# What the task asks
In the records below, reproduce exactly the lines from the one containing "Clone this chart in D3.js." through the one containing "0.54, 0.52, 0.04];", both included, and omit the pictures.

# Record set
——————————
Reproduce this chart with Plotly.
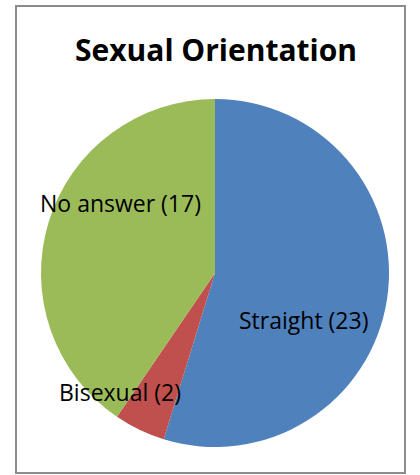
import plotly.graph_objects as go

# data
categories = ["Straight", "Bisexual", "No answer"]
counts = [23, 2, 17]
colors = ["#4F81BD", "#C0504D", "#9BBB59"]

W, H = 420, 475
# label anchor points in pixels (layout only)
label_pos = [(303, 320), (120, 392), (120, 203)]

fig = go.Figure(
    go.Pie(
        labels=categories,
        values=counts,
        sort=False,
        direction="clockwise",
        rotation=0,
        marker={"colors": colors, "line": {"width": 0}},
        textinfo="none",
        hoverinfo="label+value",
        showlegend=False,
        domain={"x": [40 / W, 390 / W], "y": [1 - 447 / H, 1 - 99 / H]},
    )
)

for (px, py), name, n in zip(label_pos, categories, counts):
    fig.add_annotation(
        x=px / W, y=1 - py / H, xref="paper", yref="paper",
        xanchor="center", yanchor="middle",
        text=f"{name} ({n})", showarrow=False,
        font={"family": "Open Sans", "size": 23, "color": "black"},
    )

fig.add_shape(
    type="rect", xref="paper", yref="paper",
    x0=16 / W, x1=405 / W, y0=1 - 473 / H, y1=1 - 6 / H,
    line={"color": "#8c8c8c", "width": 2}, fillcolor="rgba(0,0,0,0)",
)

fig.update_layout(
    width=W, height=H,
    margin={"t": 0, "b": 0, "l": 0, "r": 0},
    paper_bgcolor="white",
    title={
        "text": "<b>Sexual Orientation</b>",
        "x": 216 / W, "xanchor": "center",
        "y": 1 - 50 / H, "yanchor": "middle",
        "font": {"family": "Open Sans", "size": 30, "color": "black"},
    },
)

fig.write_html(
    "out.html",
    config={"displayModeBar": False},
    post_script="document.body.style.margin='0';",
)
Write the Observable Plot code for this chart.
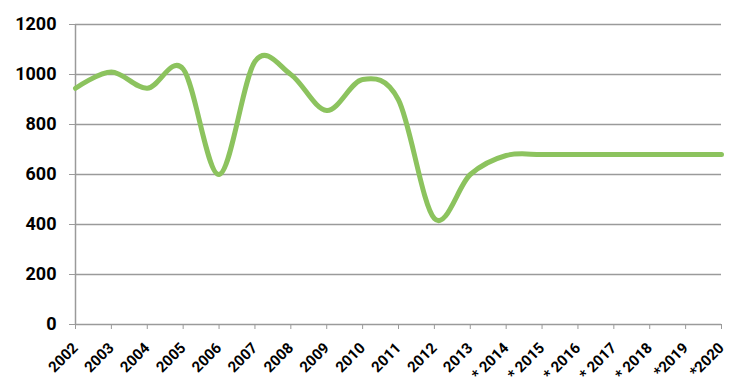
<!DOCTYPE html>
<html>
<head>
<meta charset="utf-8">
<script src="https://cdn.jsdelivr.net/npm/d3@7"></script>
<script src="https://cdn.jsdelivr.net/npm/@observablehq/plot@0.6"></script>
<style>
  html, body { margin: 0; padding: 0; background: #fff; }
  svg { display: block; }
</style>
</head>
<body>
<div id="chart"></div>
<script>
const years = ["2002","2003","2004","2005","2006","2007","2008","2009","2010","2011","2012","2013","* 2014","* 2015","* 2016","* 2017","* 2018","*2019","*2020"];
const values = [945, 1010, 945, 1022, 600, 1052, 1000, 856, 980, 898, 424, 600, 676, 680, 680, 680, 680, 680, 680];
const yTicks = [0, 200, 400, 600, 800, 1000, 1200];

const data = years.map((y, i) => ({year: y, value: values[i]}));
const grid = "#9a9a9a";

const chart = Plot.plot({
  width: 752,
  height: 392,
  marginLeft: 75,
  marginRight: 31,
  marginTop: 24,
  marginBottom: 68,
  style: {fontFamily: "Roboto, 'Liberation Sans', Arial, sans-serif", fontWeight: "bold", color: "#000", background: "#fff"},
  x: {type: "point", domain: years, padding: 0, round: false},
  y: {domain: [0, 1200]},
  marks: [
    Plot.ruleY(yTicks, {stroke: grid, strokeWidth: 1.5, strokeOpacity: 1}),
    Plot.ruleX([years[0]], {y1: 0, y2: 1200, stroke: grid, strokeWidth: 1.5}),
    Plot.axisY({ticks: yTicks, tickSize: 6, tickPadding: 13, stroke: grid, strokeOpacity: 1, fontSize: 18, fontWeight: "bold", label: null, tickFormat: d => String(d)}),
    Plot.axisX({tickSize: 5, tickPadding: 16, tickRotate: -45, stroke: grid, strokeOpacity: 1, fontSize: 15, fontWeight: "bold", label: null}),
    Plot.line(data, {x: "year", y: "value", stroke: "#8cc35e", strokeWidth: 5, curve: d3.curveCardinal.tension(0)})
  ]
});
d3.select(chart).selectAll("text").filter(function() {
  const g = this.closest("g[aria-label]");
  return g && /x-axis/.test(g.getAttribute("aria-label"));
}).attr("font-size", 15).style("font-size", "15px");
d3.select(chart).selectAll("text").filter(function() {
  const g = this.closest("g[aria-label]");
  return g && /y-axis/.test(g.getAttribute("aria-label"));
}).attr("font-size", 18).style("font-size", "18px");
document.getElementById("chart").appendChild(chart);
</script>
</body>
</html>
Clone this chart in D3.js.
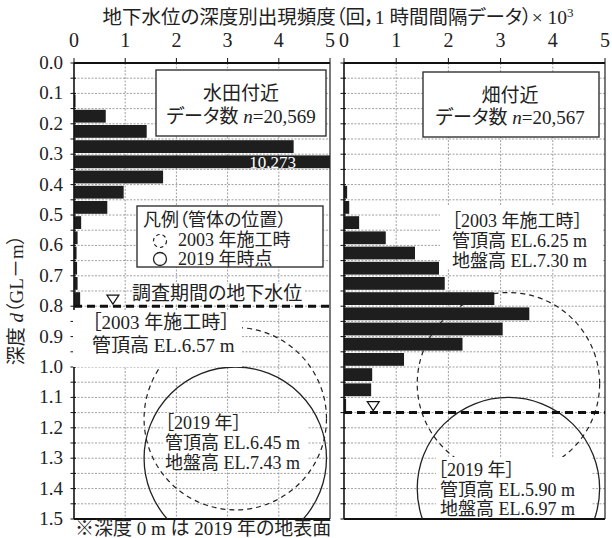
<!DOCTYPE html>
<html>
<head>
<meta charset="utf-8">
<script src="https://cdn.jsdelivr.net/npm/d3@7"></script>
<style>
  body { margin: 0; background: #fff; }
  svg { display: block; }
  text { font-family: "Liberation Serif", "Noto Sans CJK JP", serif; fill: #222; font-feature-settings: "palt"; }
</style>
</head>
<body>
<svg id="chart"></svg>
<script>
// depth bins (start of each 0.05 m bin) and frequencies (x10^3)
const paddyBins   = [0.10, 0.15, 0.20, 0.25, 0.30, 0.35, 0.40, 0.45, 0.50, 0.55, 0.60, 0.65, 0.70, 0.75];
const paddyCounts = [0.03, 0.62, 1.42, 4.29, 10.273, 1.74, 0.97, 0.65, 0.14, 0.07, 0.05, 0.06, 0.07, 0.12];
const fieldBins   = [0.40, 0.45, 0.50, 0.55, 0.60, 0.65, 0.70, 0.75, 0.80, 0.85, 0.90, 0.95, 1.00, 1.05, 1.10];
const fieldCounts = [0.06, 0.10, 0.29, 0.80, 1.36, 1.82, 1.93, 2.88, 3.55, 3.04, 2.27, 1.15, 0.54, 0.52, 0.04];

const xTicks = [0, 1, 2, 3, 4, 5];
const yTicks = [0.0, 0.1, 0.2, 0.3, 0.4, 0.5, 0.6, 0.7, 0.8, 0.9, 1.0, 1.1, 1.2, 1.3, 1.4, 1.5];
const yTickLabels = ["0.0","0.1","0.2","0.3","0.4","0.5","0.6","0.7","0.8","0.9","1.0","1.1","1.2","1.3","1.4","1.5"];

// water level depth, triangle marker position (x10^3)
const waterLevel = [0.80, 1.15];
const markerX = [0.76, 0.56];
// pipe top depth (2003, 2019), pipe centre on x axis, pipe radius in m
const pipeTop2003 = [0.87, 0.755];
const pipeTop2019 = [1.00, 1.10];
const pipeCenterX = [3.15, 3.15];
const pipeRadius = 0.3;

const width = 612, height = 538;
const svg = d3.select("#chart").attr("width", width).attr("height", height);

const y = d3.scaleLinear().domain([0, 1.5]).range([63, 519]);
const panels = [
  { x: d3.scaleLinear().domain([0, 5]).range([74, 330]), bins: paddyBins, counts: paddyCounts },
  { x: d3.scaleLinear().domain([0, 5]).range([344, 605]), bins: fieldBins, counts: fieldCounts }
];

const defs = svg.append("defs");
const font = 19;

panels.forEach((p, i) => {
  const [x0, x1] = p.x.range();
  defs.append("clipPath").attr("id", "clip" + i)
    .append("rect").attr("x", x0).attr("y", y(0)).attr("width", x1 - x0).attr("height", y(1.5) - y(0));

  const g = svg.append("g");

  // grid lines
  g.selectAll(".hg").data(d3.range(1, 30).map(k => k * 0.05)).join("line")
    .attr("x1", x0).attr("x2", x1).attr("y1", d => y(d)).attr("y2", d => y(d))
    .attr("stroke", "#888").attr("stroke-width", 0.8).attr("stroke-dasharray", "2,1.5");
  g.selectAll(".vg").data(xTicks.slice(1, -1)).join("line")
    .attr("x1", d => p.x(d)).attr("x2", d => p.x(d)).attr("y1", y(0)).attr("y2", y(1.5))
    .attr("stroke", "#888").attr("stroke-width", 0.8).attr("stroke-dasharray", "2,1.5");

  // bars
  g.append("g").attr("clip-path", `url(#clip${i})`)
    .selectAll("rect").data(p.bins).join("rect")
    .attr("x", x0)
    .attr("y", d => y(d) + 1.2)
    .attr("width", (d, j) => p.x(p.counts[j]) - x0)
    .attr("height", d => y(d + 0.05) - y(d) - 2.4)
    .attr("fill", "#1e1e1e");

  // axis frame
  g.append("line").attr("x1", x0).attr("x2", x1).attr("y1", y(0)).attr("y2", y(0))
    .attr("stroke", "#111").attr("stroke-width", 2);
  g.append("line").attr("x1", x0).attr("x2", x1).attr("y1", y(1.5)).attr("y2", y(1.5))
    .attr("stroke", "#111").attr("stroke-width", 2);
  g.append("line").attr("x1", x0).attr("x2", x0).attr("y1", y(0)).attr("y2", y(1.5))
    .attr("stroke", "#111").attr("stroke-width", 1.6);
  g.append("line").attr("x1", x1).attr("x2", x1).attr("y1", y(0)).attr("y2", y(1.5))
    .attr("stroke", "#222").attr("stroke-width", 1.2);

  // ticks
  g.selectAll(".yt").data(d3.range(0, 31).map(k => k * 0.05)).join("line")
    .attr("x1", x0 - 3.5).attr("x2", x0 + 2).attr("y1", d => y(d)).attr("y2", d => y(d))
    .attr("stroke", "#111").attr("stroke-width", 1);
  g.selectAll(".xt").data(xTicks).join("line")
    .attr("x1", d => p.x(d)).attr("x2", d => p.x(d)).attr("y1", y(0) - 5).attr("y2", y(0))
    .attr("stroke", "#111").attr("stroke-width", 1);
  g.selectAll(".xl").data(xTicks).join("text")
    .attr("x", d => p.x(d)).attr("y", 47)
    .attr("text-anchor", "middle").attr("font-size", 20)
    .text(d => d);

  // pipe circles
  const cg = g.append("g").attr("clip-path", `url(#clip${i})`);
  const r = y(pipeRadius) - y(0);
  cg.append("circle").attr("cx", p.x(pipeCenterX[i])).attr("cy", y(pipeTop2003[i] + pipeRadius)).attr("r", r)
    .attr("fill", "none").attr("stroke", "#222").attr("stroke-width", 1.2).attr("stroke-dasharray", "5,4");
  cg.append("circle").attr("cx", p.x(pipeCenterX[i])).attr("cy", y(pipeTop2019[i] + pipeRadius)).attr("r", r)
    .attr("fill", "none").attr("stroke", "#222").attr("stroke-width", 1.3);

  // water level
  g.append("line").attr("x1", x0).attr("x2", x1).attr("y1", y(waterLevel[i])).attr("y2", y(waterLevel[i]))
    .attr("stroke", "#111").attr("stroke-width", 3).attr("stroke-dasharray", "8,5");
  const mx = p.x(markerX[i]), my = y(waterLevel[i]) - 2;
  g.append("path").attr("d", `M${mx - 6},${my - 9}L${mx + 6},${my - 9}L${mx},${my}Z`)
    .attr("fill", "#fff").attr("stroke", "#111").attr("stroke-width", 1.2);
});

// y labels
svg.selectAll(".yl").data(yTicks).join("text")
  .attr("x", 63).attr("y", d => y(d) + 6)
  .attr("text-anchor", "end").attr("font-size", font)
  .text((d, i) => yTickLabels[i]);

// title
const title = svg.append("text").attr("x", 338).attr("y", 24).attr("text-anchor", "middle")
  .attr("font-size", 19.5);
title.append("tspan").text("地下水位の深度別出現頻度（回，1 時間間隔データ）× 10");
title.append("tspan").attr("dy", -7).attr("font-size", 13).text("3");

// y title
const yt = svg.append("text").attr("transform", "translate(23,300) rotate(-90)")
  .attr("text-anchor", "middle").attr("font-size", font);
yt.append("tspan").text("深度 ");
yt.append("tspan").attr("font-style", "italic").text("d");
yt.append("tspan").text("（GL－m）");

// helper: white boxes and text lines
function box(x, yy, w, h, stroke) {
  svg.append("rect").attr("x", x).attr("y", yy).attr("width", w).attr("height", h)
    .attr("fill", "#fff").attr("stroke", stroke ? "#333" : "none").attr("stroke-width", 1.4);
}
function line(x, yy, str, anchor, size) {
  return svg.append("text").attr("x", x).attr("y", yy).attr("text-anchor", anchor || "start")
    .attr("font-size", size || font).text(str);
}

// site boxes
box(156, 70, 170, 66, true);
line(241, 100, "水田付近", "middle");
let t = svg.append("text").attr("x", 241).attr("y", 123).attr("text-anchor", "middle").attr("font-size", font);
t.append("tspan").text("データ数 ");
t.append("tspan").attr("font-style", "italic").text("n");
t.append("tspan").text("=20,569");

box(423, 72, 176, 65, true);
line(510, 102, "畑付近", "middle");
t = svg.append("text").attr("x", 510).attr("y", 124).attr("text-anchor", "middle").attr("font-size", font);
t.append("tspan").text("データ数 ");
t.append("tspan").attr("font-style", "italic").text("n");
t.append("tspan").text("=20,567");

// bar value label
svg.append("text").attr("x", 296).attr("y", 168).attr("text-anchor", "end")
  .attr("font-size", 17).style("fill", "#fff").text("10,273");

// legend
box(137, 206, 186, 61, true);
line(143, 226, "凡例（管体の位置）", "start", 18);
svg.append("circle").attr("cx", 160).attr("cy", 241).attr("r", 6.5)
  .attr("fill", "none").attr("stroke", "#222").attr("stroke-width", 1.2).attr("stroke-dasharray", "3.5,3");
line(178, 246, "2003 年施工時", "start", 18);
svg.append("circle").attr("cx", 160).attr("cy", 259).attr("r", 6.5)
  .attr("fill", "none").attr("stroke", "#222").attr("stroke-width", 1.3);
line(178, 265, "2019 年時点", "start", 18);

// water level label
box(132, 284, 172, 19, false);
line(132, 300, "調査期間の地下水位");

// 2003 pipe notes
box(73, 310, 169, 57, false);
line(92, 329, "［2003 年施工時］");
line(92, 352, "管頂高 EL.6.57 m");

box(440, 206, 163, 62, false);
line(452, 227, "［2003 年施工時］", "start", 18);
line(452, 247, "管頂高 EL.6.25 m", "start", 18);
line(452, 267, "地盤高 EL.7.30 m", "start", 18);

// 2019 pipe notes
box(163, 413, 145, 57, false);
line(165, 429, "［2019 年］", "start", 18);
line(165, 449, "管頂高 EL.6.45 m", "start", 18);
line(165, 469, "地盤高 EL.7.43 m", "start", 18);

box(436, 457, 156, 60, false);
line(438, 476, "［2019 年］", "start", 18);
line(440, 496, "管頂高 EL.5.90 m", "start", 18);
line(440, 515, "地盤高 EL.6.97 m", "start", 18);

// footnote
line(75, 535, "※深度 0 m は 2019 年の地表面");
</script>
</body>
</html>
——————————
# In response
Clone this chart in D3.js.
<!DOCTYPE html>
<html>
<head>
<meta charset="utf-8">
<script src="https://cdn.jsdelivr.net/npm/d3@7"></script>
<style>
  body { margin: 0; background: #fff; }
  svg { display: block; }
  text { font-family: "Liberation Serif", "Noto Sans CJK JP", serif; fill: #222; font-feature-settings: "palt"; }
</style>
</head>
<body>
<svg id="chart"></svg>
<script>
// depth bins (start of each 0.05 m bin) and frequencies (x10^3)
const paddyBins   = [0.10, 0.15, 0.20, 0.25, 0.30, 0.35, 0.40, 0.45, 0.50, 0.55, 0.60, 0.65, 0.70, 0.75];
const paddyCounts = [0.03, 0.62, 1.42, 4.29, 10.273, 1.74, 0.97, 0.65, 0.14, 0.07, 0.05, 0.06, 0.07, 0.12];
const fieldBins   = [0.40, 0.45, 0.50, 0.55, 0.60, 0.65, 0.70, 0.75, 0.80, 0.85, 0.90, 0.95, 1.00, 1.05, 1.10];
const fieldCounts = [0.06, 0.10, 0.29, 0.80, 1.36, 1.82, 1.93, 2.88, 3.55, 3.04, 2.27, 1.15, 0.54, 0.52, 0.04];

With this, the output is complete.